Stated exercise ::
Restate the data exactly as given and keep the pictures out.

* begin Provided data *

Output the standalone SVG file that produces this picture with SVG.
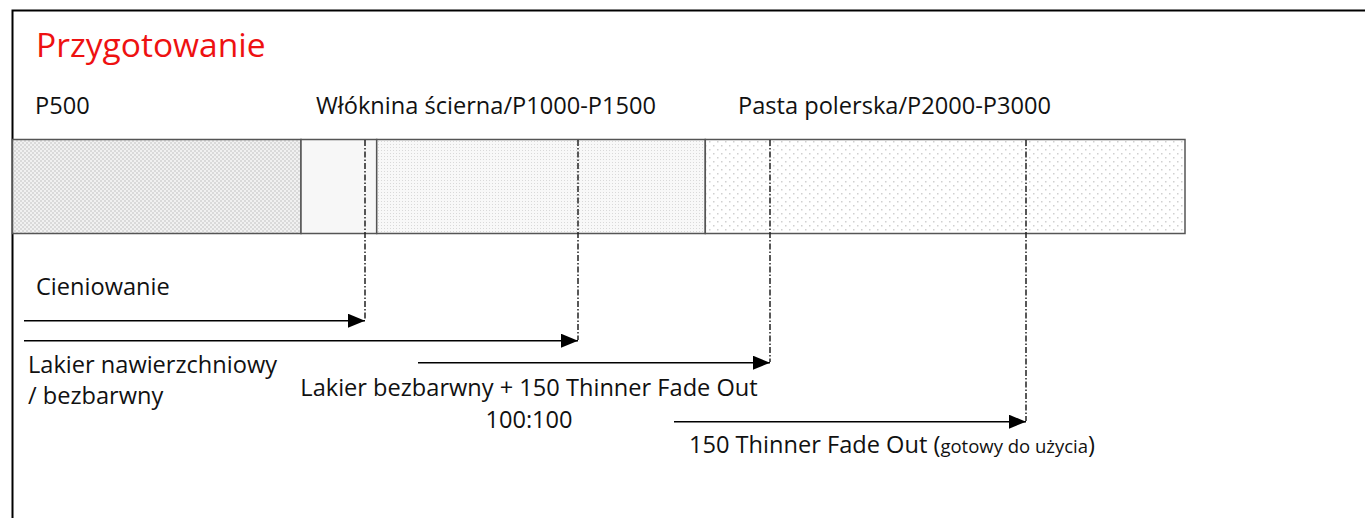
<svg xmlns="http://www.w3.org/2000/svg" width="1365" height="518" viewBox="0 0 1365 518">
  <style>
    .t { font-family: "Open Sans", "Liberation Sans", sans-serif; font-size: 23.6px; fill: #111; }
    .title { font-family: "Open Sans", "Liberation Sans", sans-serif; font-size: 33.6px; fill: #ee1111; }
    .small { font-size: 18.5px; }
    .bar { stroke: #555; stroke-width: 1.5; }
    .guide { stroke: #222; stroke-width: 1.5; stroke-dasharray: 6 2 1.5 2; fill: none; }
    .arrow { stroke: #000; stroke-width: 1.5; fill: none; marker-end: url(#ah); }
  </style>
  <defs>
    <pattern id="checker" width="4" height="4" patternUnits="userSpaceOnUse">
      <rect width="4" height="4" fill="#f1f1f1"/>
      <rect width="2" height="2" fill="#dadada"/>
      <rect x="2" y="2" width="2" height="2" fill="#dadada"/>
    </pattern>
    <pattern id="finedots" width="3" height="3" patternUnits="userSpaceOnUse">
      <rect width="3" height="3" fill="#f8f8f8"/>
      <rect width="1" height="1" fill="#d9d9d9"/>
    </pattern>
    <pattern id="dots" width="8" height="8" patternUnits="userSpaceOnUse">
      <rect width="8" height="8" fill="#ffffff"/>
      <rect x="1" y="1" width="1.5" height="1.5" fill="#d0d0d0"/>
      <rect x="5" y="5" width="1.5" height="1.5" fill="#d0d0d0"/>
    </pattern>
    <marker id="ah" markerWidth="17" markerHeight="14" refX="17" refY="7" orient="auto" markerUnits="userSpaceOnUse">
      <path d="M0,0 L17,7 L0,14 Z" fill="#000"/>
    </marker>
  </defs>

  <rect x="12.5" y="10.5" width="1400" height="600" fill="#fff" stroke="#000" stroke-width="2"/>

  <g id="title">
    <text class="title" x="36" y="57">Przygotowanie</text>
  </g>

  <g id="labels-top">
    <text class="t" x="35" y="114">P500</text>
    <text class="t" x="316" y="114">Włóknina ścierna/P1000-P1500</text>
    <text class="t" x="738" y="114">Pasta polerska/P2000-P3000</text>
  </g>

  <g id="bar-p500">
    <rect class="bar" x="12.5" y="139.5" width="288.5" height="94" fill="url(#checker)"/>
  </g>
  <g id="bar-gap">
    <rect class="bar" x="301" y="139.5" width="75.7" height="94" fill="#f7f7f7"/>
  </g>
  <g id="bar-wloknina">
    <rect class="bar" x="376.7" y="139.5" width="328.6" height="94" fill="url(#finedots)"/>
  </g>
  <g id="bar-pasta">
    <rect class="bar" x="705.3" y="139.5" width="479.7" height="94" fill="url(#dots)"/>
  </g>

  <g id="connectors">
    <line class="guide" x1="365" y1="140" x2="365" y2="320"/>
    <line class="guide" x1="578" y1="140" x2="578" y2="340"/>
    <line class="guide" x1="770" y1="140" x2="770" y2="362"/>
    <line class="guide" x1="1026" y1="140" x2="1026" y2="421"/>
    <line class="arrow" x1="24" y1="320.7" x2="365" y2="320.7"/>
    <line class="arrow" x1="24" y1="340.7" x2="578" y2="340.7"/>
    <line class="arrow" x1="418" y1="362.7" x2="770" y2="362.7"/>
    <line class="arrow" x1="674" y1="421.7" x2="1026" y2="421.7"/>
  </g>

  <g id="label-cieniowanie">
    <text class="t" x="36" y="295">Cieniowanie</text>
  </g>
  <g id="label-lakier">
    <text class="t" x="28" y="373">Lakier nawierzchniowy</text>
    <text class="t" x="28" y="404">/ bezbarwny</text>
  </g>
  <g id="label-lakier-bezbarwny">
    <text class="t" x="529" y="396" text-anchor="middle">Lakier bezbarwny + 150 Thinner Fade Out</text>
    <text class="t" x="529" y="428" text-anchor="middle">100:100</text>
  </g>
  <g id="label-thinner">
    <text class="t" x="689" y="453">150 Thinner Fade Out (<tspan class="small">gotowy do użycia</tspan>)</text>
  </g>
</svg>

* end Provided data *

Answer to the task ::
Output the standalone SVG file that produces this picture with SVG.
<svg xmlns="http://www.w3.org/2000/svg" width="1365" height="518" viewBox="0 0 1365 518">
  <style>
    .t { font-family: "Open Sans", "Liberation Sans", sans-serif; font-size: 23.6px; fill: #111; }
    .title { font-family: "Open Sans", "Liberation Sans", sans-serif; font-size: 33.6px; fill: #ee1111; }
    .small { font-size: 18.5px; }
    .bar { stroke: #555; stroke-width: 1.5; }
    .guide { stroke: #222; stroke-width: 1.5; stroke-dasharray: 6 2 1.5 2; fill: none; }
    .arrow { stroke: #000; stroke-width: 1.5; fill: none; marker-end: url(#ah); }
  </style>
  <defs>
    <pattern id="checker" width="4" height="4" patternUnits="userSpaceOnUse">
      <rect width="4" height="4" fill="#f1f1f1"/>
      <rect width="2" height="2" fill="#dadada"/>
      <rect x="2" y="2" width="2" height="2" fill="#dadada"/>
    </pattern>
    <pattern id="finedots" width="3" height="3" patternUnits="userSpaceOnUse">
      <rect width="3" height="3" fill="#f8f8f8"/>
      <rect width="1" height="1" fill="#d9d9d9"/>
    </pattern>
    <pattern id="dots" width="8" height="8" patternUnits="userSpaceOnUse">
      <rect width="8" height="8" fill="#ffffff"/>
      <rect x="1" y="1" width="1.5" height="1.5" fill="#d0d0d0"/>
      <rect x="5" y="5" width="1.5" height="1.5" fill="#d0d0d0"/>
    </pattern>
    <marker id="ah" markerWidth="17" markerHeight="14" refX="17" refY="7" orient="auto" markerUnits="userSpaceOnUse">
      <path d="M0,0 L17,7 L0,14 Z" fill="#000"/>
    </marker>
  </defs>

  <rect x="12.5" y="10.5" width="1400" height="600" fill="#fff" stroke="#000" stroke-width="2"/>

  <g id="title">
    <text class="title" x="36" y="57">Przygotowanie</text>
  </g>

  <g id="labels-top">
    <text class="t" x="35" y="114">P500</text>
    <text class="t" x="316" y="114">Włóknina ścierna/P1000-P1500</text>
    <text class="t" x="738" y="114">Pasta polerska/P2000-P3000</text>
  </g>

  <g id="bar-p500">
    <rect class="bar" x="12.5" y="139.5" width="288.5" height="94" fill="url(#checker)"/>
  </g>
  <g id="bar-gap">
    <rect class="bar" x="301" y="139.5" width="75.7" height="94" fill="#f7f7f7"/>
  </g>
  <g id="bar-wloknina">
    <rect class="bar" x="376.7" y="139.5" width="328.6" height="94" fill="url(#finedots)"/>
  </g>
  <g id="bar-pasta">
    <rect class="bar" x="705.3" y="139.5" width="479.7" height="94" fill="url(#dots)"/>
  </g>

  <g id="connectors">
    <line class="guide" x1="365" y1="140" x2="365" y2="320"/>
    <line class="guide" x1="578" y1="140" x2="578" y2="340"/>
    <line class="guide" x1="770" y1="140" x2="770" y2="362"/>
    <line class="guide" x1="1026" y1="140" x2="1026" y2="421"/>
    <line class="arrow" x1="24" y1="320.7" x2="365" y2="320.7"/>
    <line class="arrow" x1="24" y1="340.7" x2="578" y2="340.7"/>
    <line class="arrow" x1="418" y1="362.7" x2="770" y2="362.7"/>
    <line class="arrow" x1="674" y1="421.7" x2="1026" y2="421.7"/>
  </g>

  <g id="label-cieniowanie">
    <text class="t" x="36" y="295">Cieniowanie</text>
  </g>
  <g id="label-lakier">
    <text class="t" x="28" y="373">Lakier nawierzchniowy</text>
    <text class="t" x="28" y="404">/ bezbarwny</text>
  </g>
  <g id="label-lakier-bezbarwny">
    <text class="t" x="529" y="396" text-anchor="middle">Lakier bezbarwny + 150 Thinner Fade Out</text>
    <text class="t" x="529" y="428" text-anchor="middle">100:100</text>
  </g>
  <g id="label-thinner">
    <text class="t" x="689" y="453">150 Thinner Fade Out (<tspan class="small">gotowy do użycia</tspan>)</text>
  </g>
</svg>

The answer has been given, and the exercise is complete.